Things are going — and growing — well for Shelly and her Uncle until the afternoon that a couple of local punks take it upon themselves to destroy the patch, breaking the old man’s spirit and dashing his hopes of ever becoming the pumpkin king of the countryside.
Before we go on, let’s hit pause and take a closer look at those opening scenes to discover the fun of Pumpkins. For example, the pumpkin patch the Uncle looks over is actually only three or four store-bought pumpkins sitting on his front lawn. The ‘punks’ are a couple of guys wearing sweatpants trying to act tough, but who look more like 12-year-old boys goofing around throwing stones and pulling on tree branches as they amble down the road. The sudden speech one of them gives about “hating landowners”, delivered with an almost Shakespearean intensity, to justify their attacking the farm is more funny than fierce since it comes out of nowhere. When you see that their “attack” is actually them drawing silly faces on the pumpkins and not smashing them (as if the movie’s pumpkin budget was already maxed out) you can either surrender to the movie and enjoy the ride or look for something else.
So back to the story. The Uncle, after spending a despondent night in the patch weeping over his defaced vegetables, turns into a pumpkin-headed monster bent on getting revenge. With the help of his niece, who kills one of the punks by stabbing him in the butt with a kitchen knife, the pumpkin-headed uncle heads out to kill anyone else he finds on his property, whether they’ve harmed his pumpkins or not.

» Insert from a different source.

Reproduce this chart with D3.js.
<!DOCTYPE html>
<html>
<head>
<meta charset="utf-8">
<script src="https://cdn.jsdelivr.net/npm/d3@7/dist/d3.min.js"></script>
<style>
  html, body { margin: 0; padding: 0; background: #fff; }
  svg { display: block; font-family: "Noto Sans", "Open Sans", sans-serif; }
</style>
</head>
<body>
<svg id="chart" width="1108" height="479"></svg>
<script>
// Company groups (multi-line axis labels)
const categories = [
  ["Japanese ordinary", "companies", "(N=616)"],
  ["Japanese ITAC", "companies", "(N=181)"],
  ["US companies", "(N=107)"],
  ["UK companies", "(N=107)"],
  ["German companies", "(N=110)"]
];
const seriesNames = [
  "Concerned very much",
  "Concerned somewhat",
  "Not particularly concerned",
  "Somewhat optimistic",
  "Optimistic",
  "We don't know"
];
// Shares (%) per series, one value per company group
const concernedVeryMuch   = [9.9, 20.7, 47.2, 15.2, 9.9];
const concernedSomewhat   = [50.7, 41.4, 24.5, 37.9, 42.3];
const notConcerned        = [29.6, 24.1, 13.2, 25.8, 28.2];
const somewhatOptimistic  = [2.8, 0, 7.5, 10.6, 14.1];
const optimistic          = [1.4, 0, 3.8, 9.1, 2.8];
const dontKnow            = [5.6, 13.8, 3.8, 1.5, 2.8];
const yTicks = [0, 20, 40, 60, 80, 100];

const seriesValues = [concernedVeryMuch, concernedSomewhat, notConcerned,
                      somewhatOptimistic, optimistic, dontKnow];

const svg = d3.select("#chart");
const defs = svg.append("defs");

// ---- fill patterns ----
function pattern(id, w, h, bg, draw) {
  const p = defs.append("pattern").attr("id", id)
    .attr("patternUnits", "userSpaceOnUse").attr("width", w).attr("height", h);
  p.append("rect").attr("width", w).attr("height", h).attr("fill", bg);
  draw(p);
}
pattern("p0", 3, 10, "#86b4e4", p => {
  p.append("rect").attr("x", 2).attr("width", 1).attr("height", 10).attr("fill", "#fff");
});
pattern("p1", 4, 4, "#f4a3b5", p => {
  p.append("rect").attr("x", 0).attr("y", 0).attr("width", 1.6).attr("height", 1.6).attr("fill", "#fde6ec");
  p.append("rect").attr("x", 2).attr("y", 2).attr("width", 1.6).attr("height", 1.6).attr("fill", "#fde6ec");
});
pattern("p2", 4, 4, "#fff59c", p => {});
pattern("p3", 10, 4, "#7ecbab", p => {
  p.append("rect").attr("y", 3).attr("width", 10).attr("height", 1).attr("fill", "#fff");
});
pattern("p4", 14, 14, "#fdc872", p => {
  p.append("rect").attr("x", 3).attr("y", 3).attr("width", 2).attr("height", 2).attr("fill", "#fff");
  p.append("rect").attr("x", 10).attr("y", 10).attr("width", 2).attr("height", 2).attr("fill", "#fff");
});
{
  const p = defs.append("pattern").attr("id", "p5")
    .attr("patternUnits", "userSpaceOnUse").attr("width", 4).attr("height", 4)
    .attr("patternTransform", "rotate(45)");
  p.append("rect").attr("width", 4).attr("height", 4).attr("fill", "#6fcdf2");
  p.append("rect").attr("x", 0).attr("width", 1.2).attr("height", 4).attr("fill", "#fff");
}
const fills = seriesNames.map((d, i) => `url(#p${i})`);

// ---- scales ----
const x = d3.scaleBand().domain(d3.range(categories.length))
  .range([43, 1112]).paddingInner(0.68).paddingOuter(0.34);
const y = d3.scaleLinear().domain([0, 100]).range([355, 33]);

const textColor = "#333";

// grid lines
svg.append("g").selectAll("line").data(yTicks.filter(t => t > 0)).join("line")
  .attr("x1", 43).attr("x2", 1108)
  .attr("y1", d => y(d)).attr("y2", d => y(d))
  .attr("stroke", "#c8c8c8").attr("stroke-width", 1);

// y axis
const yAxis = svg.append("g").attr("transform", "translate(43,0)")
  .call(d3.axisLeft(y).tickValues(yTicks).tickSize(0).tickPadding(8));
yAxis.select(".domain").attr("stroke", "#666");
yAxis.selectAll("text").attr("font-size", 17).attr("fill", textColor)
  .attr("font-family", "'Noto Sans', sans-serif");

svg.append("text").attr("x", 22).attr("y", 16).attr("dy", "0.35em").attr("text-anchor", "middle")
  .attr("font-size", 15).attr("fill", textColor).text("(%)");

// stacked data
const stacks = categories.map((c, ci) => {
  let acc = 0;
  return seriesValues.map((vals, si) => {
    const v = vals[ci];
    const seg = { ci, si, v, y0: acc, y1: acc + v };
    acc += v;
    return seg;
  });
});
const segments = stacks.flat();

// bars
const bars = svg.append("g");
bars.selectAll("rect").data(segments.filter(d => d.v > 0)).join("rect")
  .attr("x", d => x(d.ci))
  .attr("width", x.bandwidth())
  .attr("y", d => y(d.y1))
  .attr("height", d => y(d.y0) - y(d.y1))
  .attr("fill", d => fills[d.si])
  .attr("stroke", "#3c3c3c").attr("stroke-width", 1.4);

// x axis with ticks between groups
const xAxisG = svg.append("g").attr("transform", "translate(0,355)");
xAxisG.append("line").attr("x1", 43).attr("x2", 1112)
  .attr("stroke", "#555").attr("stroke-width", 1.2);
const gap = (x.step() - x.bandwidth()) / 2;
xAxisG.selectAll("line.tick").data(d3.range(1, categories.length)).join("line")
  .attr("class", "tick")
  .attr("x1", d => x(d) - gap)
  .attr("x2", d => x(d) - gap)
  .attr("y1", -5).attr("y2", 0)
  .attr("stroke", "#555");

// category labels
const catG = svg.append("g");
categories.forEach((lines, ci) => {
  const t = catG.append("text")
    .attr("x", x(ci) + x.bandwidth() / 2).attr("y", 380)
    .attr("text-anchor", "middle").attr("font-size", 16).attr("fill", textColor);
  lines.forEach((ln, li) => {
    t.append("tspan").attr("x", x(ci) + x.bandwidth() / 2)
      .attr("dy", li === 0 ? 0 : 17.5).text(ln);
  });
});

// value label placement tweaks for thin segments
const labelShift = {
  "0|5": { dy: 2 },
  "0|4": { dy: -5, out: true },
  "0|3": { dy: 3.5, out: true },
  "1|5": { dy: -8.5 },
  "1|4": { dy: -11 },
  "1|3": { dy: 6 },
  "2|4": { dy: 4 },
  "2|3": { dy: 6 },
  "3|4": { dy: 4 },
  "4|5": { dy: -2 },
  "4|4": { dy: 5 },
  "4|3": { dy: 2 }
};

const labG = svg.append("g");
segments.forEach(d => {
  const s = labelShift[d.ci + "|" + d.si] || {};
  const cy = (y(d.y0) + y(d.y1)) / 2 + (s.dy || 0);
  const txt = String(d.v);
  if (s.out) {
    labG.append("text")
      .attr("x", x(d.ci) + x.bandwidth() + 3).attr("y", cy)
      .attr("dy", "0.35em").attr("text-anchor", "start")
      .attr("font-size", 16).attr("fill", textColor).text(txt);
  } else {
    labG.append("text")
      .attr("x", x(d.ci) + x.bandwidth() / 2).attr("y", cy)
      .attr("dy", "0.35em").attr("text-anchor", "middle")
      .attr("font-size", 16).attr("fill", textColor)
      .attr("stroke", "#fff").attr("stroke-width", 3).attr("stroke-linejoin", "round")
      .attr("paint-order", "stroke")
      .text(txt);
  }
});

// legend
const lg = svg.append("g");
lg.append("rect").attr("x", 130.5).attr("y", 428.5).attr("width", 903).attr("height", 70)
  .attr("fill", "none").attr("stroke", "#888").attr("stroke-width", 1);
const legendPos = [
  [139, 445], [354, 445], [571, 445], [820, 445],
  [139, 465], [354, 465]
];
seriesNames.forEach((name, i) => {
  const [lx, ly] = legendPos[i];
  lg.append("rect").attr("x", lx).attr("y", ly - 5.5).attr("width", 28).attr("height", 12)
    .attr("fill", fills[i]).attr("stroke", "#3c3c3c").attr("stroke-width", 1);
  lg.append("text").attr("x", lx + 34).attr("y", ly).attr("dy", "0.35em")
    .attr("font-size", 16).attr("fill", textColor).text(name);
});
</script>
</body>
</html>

From that point on, the script, co-written by Metheringham, works hard to come up with new ways to put bodies in the killer’s path. There’s a group of survivalist trainees camping in the woods who quickly show they need a lot more training as the get picked off one by one. There is also a local pub filled with future body counts who, instead of waiting for their chance to die, decide to fight back.
If you were able to relax and enjoy the first half of Pumpkins, the payoff of the second half is your reward. While it’s clear the film must have had budgetary constraints tighter than an Elizabethian corset, Metheringham and her cast and crew make up for it with lots of energy and shoestring cinematic ingenuity. Each character gets just enough screen time to establish themselves as individuals, usually right before getting slaughtered. The bad guy (or guys?) gets enough cool kills to make the audience root for him or their demise. And the end, Pumpkins has just enough of a twist to make you hope that someday Metheringham and her crew get a chance (and a bigger budget) to make Pumpkins 2.